Monday, September 16, 2019

Book News: The 6th Michigan Volunteer Infantry in the Civil War

I've often mentioned that regimental histories appeal to me most when the unit under consideration spent the bulk of its Civil War service performing important duties distanced well away from the two main war fronts in Virginia and the middle western heartland. So I'm bringing up this title not because I have any particular interest in the 6th Michigan, but rather because Eric Faust's The 6th Michigan Volunteer Infantry in the Civil War: A History and Roster (McFarland, early 2020) seems to fit that bill. It looks to join two more as yet unseen regimentals at the top of my to-read list (the 3rd Minnesota book has been out for a couple weeks, though it hasn't arrived here yet, with the 31st Massachusetts study due before the end of this year).

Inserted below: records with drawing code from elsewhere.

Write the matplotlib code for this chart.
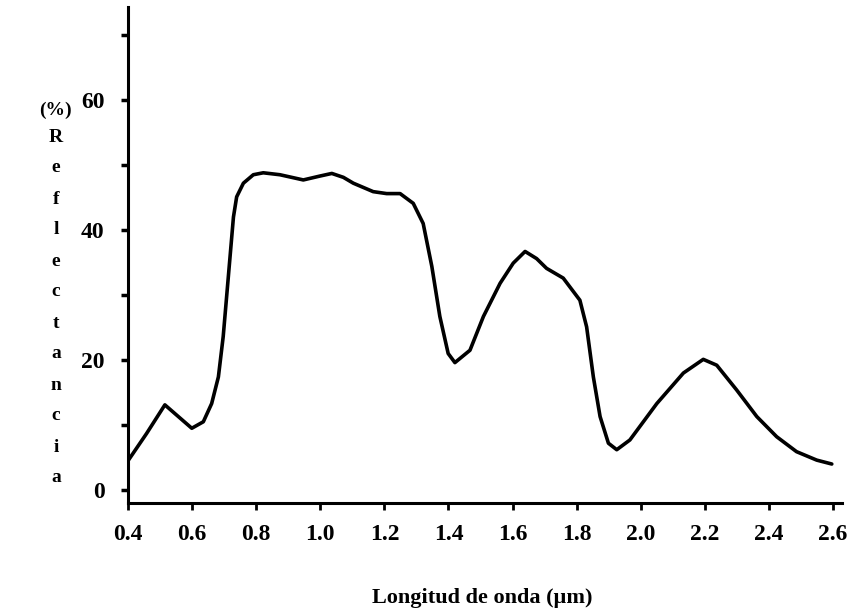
import matplotlib
matplotlib.use("Agg")
import matplotlib.pyplot as plt
from matplotlib.ticker import MultipleLocator

# Spectral reflectance curve
wavelength = [0.40, 0.458, 0.515, 0.557, 0.599, 0.635, 0.661, 0.682, 0.697, 0.713,
              0.729, 0.739, 0.760, 0.791, 0.822, 0.874, 0.947, 0.999, 1.036, 1.072,
              1.103, 1.165, 1.207, 1.249, 1.290, 1.321, 1.348, 1.373, 1.399, 1.420,
              1.467, 1.509, 1.561, 1.602, 1.639, 1.675, 1.706, 1.758, 1.810, 1.831,
              1.852, 1.873, 1.899, 1.925, 1.966, 2.050, 2.133, 2.195, 2.237, 2.299,
              2.362, 2.424, 2.486, 2.549, 2.596]
reflectance = [4.5, 8.7, 13.1, 11.3, 9.5, 10.5, 13.3, 17.4, 23.6, 32.8,
               42.0, 45.1, 47.2, 48.5, 48.8, 48.5, 47.7, 48.3, 48.7, 48.1,
               47.2, 45.9, 45.6, 45.6, 44.1, 41.0, 34.4, 26.7, 21.0, 19.6,
               21.5, 26.7, 31.8, 34.9, 36.7, 35.6, 34.1, 32.6, 29.2, 25.1,
               17.4, 11.3, 7.2, 6.2, 7.7, 13.3, 18.0, 20.1, 19.2, 15.4,
               11.3, 8.2, 5.9, 4.6, 4.0]

x_ticks = [0.4, 0.6, 0.8, 1.0, 1.2, 1.4, 1.6, 1.8, 2.0, 2.2, 2.4, 2.6]
y_ticks = [0, 20, 40, 60]
y_letters = list("Reflectancia")

FONT = "Liberation Serif"

fig = plt.figure(figsize=(8.54, 6.16), dpi=100)
ax = fig.add_axes([0.1499, 0.1834, 0.986 - 0.1499, 0.9886 - 0.1834])

ax.plot(wavelength, reflectance, color="black", linewidth=2.6,
        solid_capstyle="round", solid_joinstyle="round")

ax.set_xlim(0.4, 2.628)
ax.set_ylim(-2, 74.3)

for side in ["top", "right"]:
    ax.spines[side].set_visible(False)
for side in ["left", "bottom"]:
    ax.spines[side].set_linewidth(2.2)
    ax.spines[side].set_color("black")

ax.set_xticks(x_ticks)
ax.set_xticklabels([f"{v:.1f}" for v in x_ticks])
ax.set_yticks(y_ticks)
ax.yaxis.set_minor_locator(MultipleLocator(10))
ax.tick_params(axis="x", direction="out", length=5, width=2, pad=10)
ax.tick_params(axis="y", which="both", direction="out", length=5, width=2.5, pad=12)
for lbl in ax.get_xticklabels() + ax.get_yticklabels():
    lbl.set_fontfamily(FONT)
    lbl.set_fontweight("bold")
    lbl.set_fontsize(17)

# x-axis title
fig.text(482 / 854, 1 - 598 / 616, "Longitud de onda (µm)", ha="center", va="center",
         fontfamily=FONT, fontweight="bold", fontsize=16)

# y-axis title: "(%)" and the word stacked letter by letter
fig.text(55 / 854, 1 - 110 / 616, "(%)", ha="center", va="center",
         fontfamily=FONT, fontweight="bold", fontsize=14)
for i, ch in enumerate(y_letters):
    ypx = 137 + i * 31
    fig.text(56 / 854, 1 - ypx / 616, ch, ha="center", va="center",
             fontfamily=FONT, fontweight="bold", fontsize=14)

fig.savefig("out.png", dpi=100, facecolor="white")
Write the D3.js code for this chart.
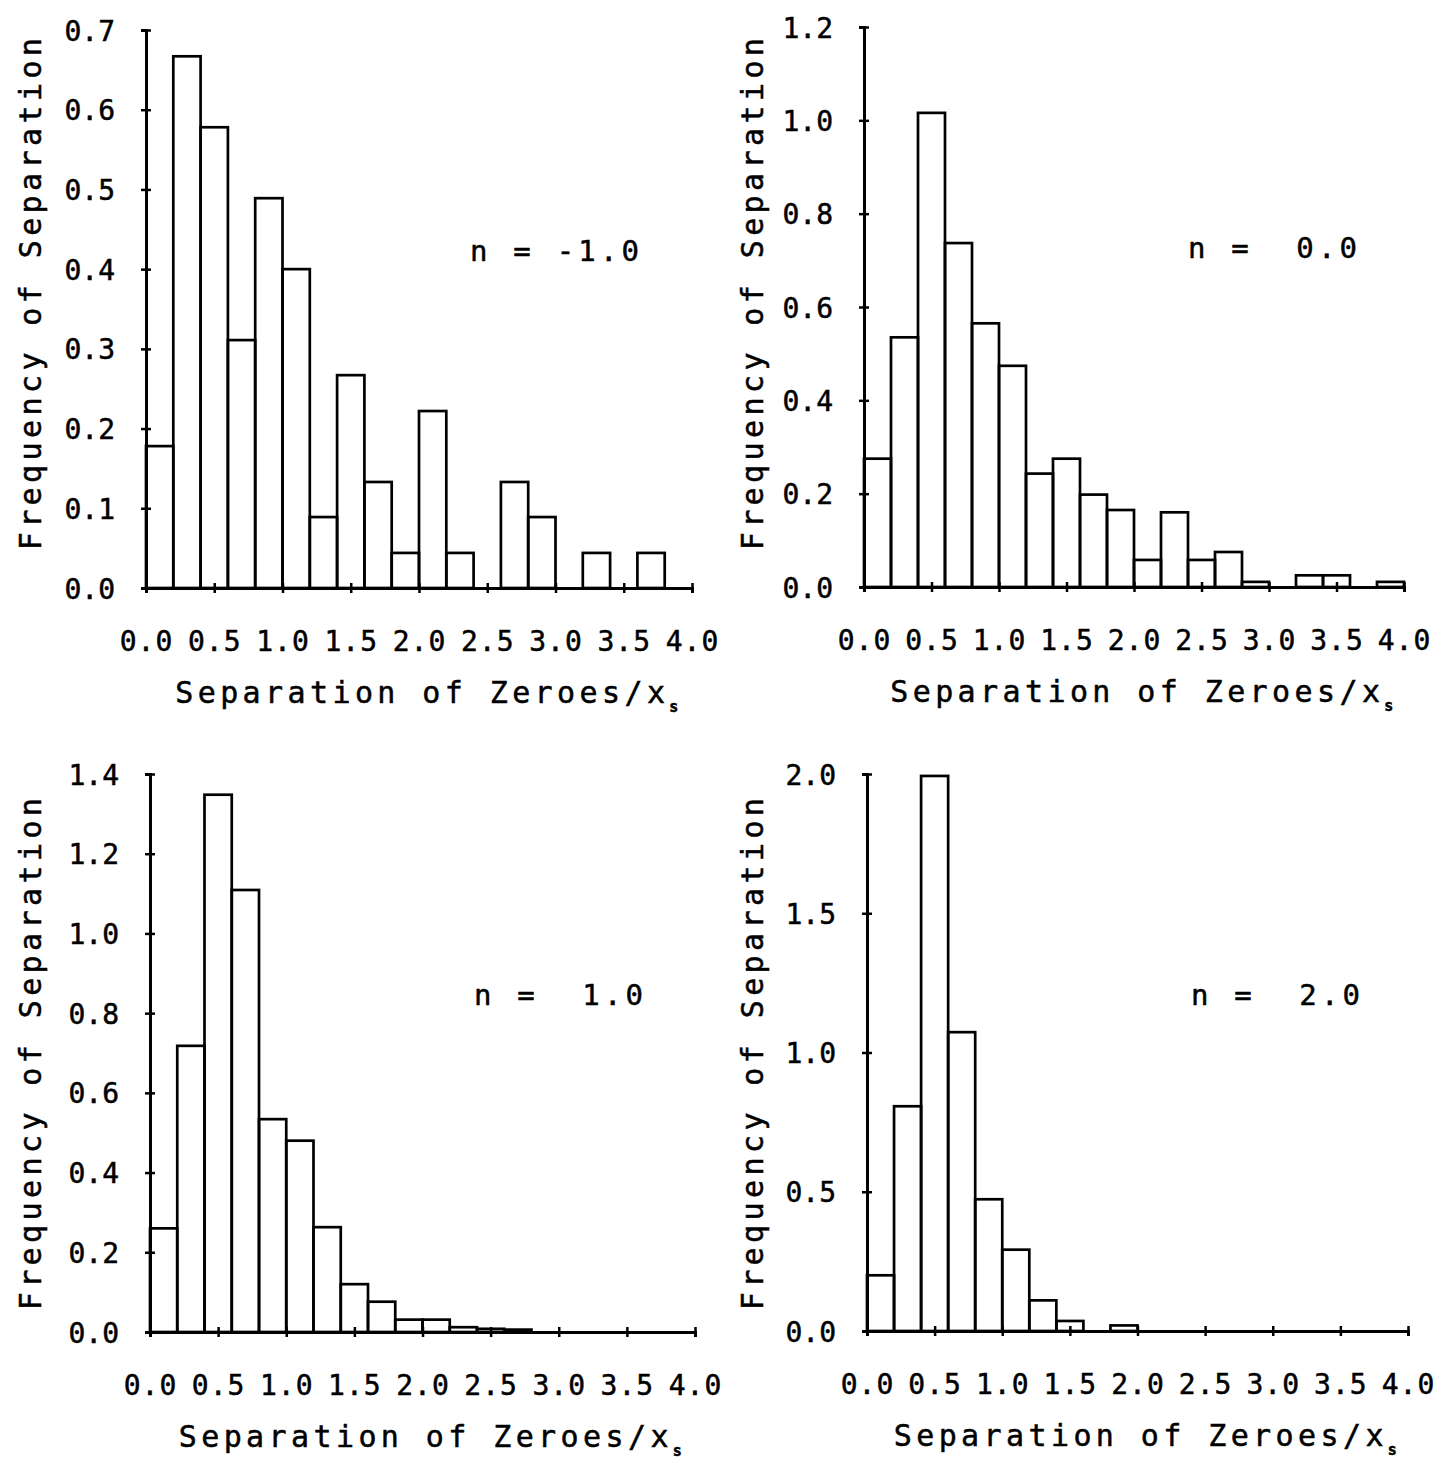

Like the Bay Staters of the 31st, the 6th Michigan spent nearly all of its active service in the Department of the Gulf. Sailing to New Orleans with the Butler Expedition in 1862, the regiment was part of the city's occupying force before being heavily engaged in the August 5, 1862 Battle of Baton Rouge and the following year's Bayou Teche and Port Hudson campaigns. In July 1863, the unit was converted into a heavy artillery regiment and posted to various garrisons along the Mississippi River Valley before seeing final action during the 1864-65 Mobile Bay and Mobile city campaigns. Though the 6th's second career as heavy artillerymen interests me just as much as their exploits over the first half of the war, it appears from the wording in the description (see below) that coverage of that latter period will be only minor in scope.

According to Faust, who has also authored a pair of 11th Michigan studies, the 6th's "service along the Mississippi River was a perfect storm of epidemic disease, logistical failures, guerrilla warfare, profiteering, martinet West Pointers and scheming field officers, along with the doldrums of camp life punctuated by bloody battles. The Michiganders responded with alcoholism, insubordination, and depredations. Yet they saved the Union right at Baton Rouge and executed suicidal charges at Port Hudson."

More: "This first modern history of the controversial regiment concludes with a statistical analysis, a roster, and a brief summary of its service following conversion to heavy artillery."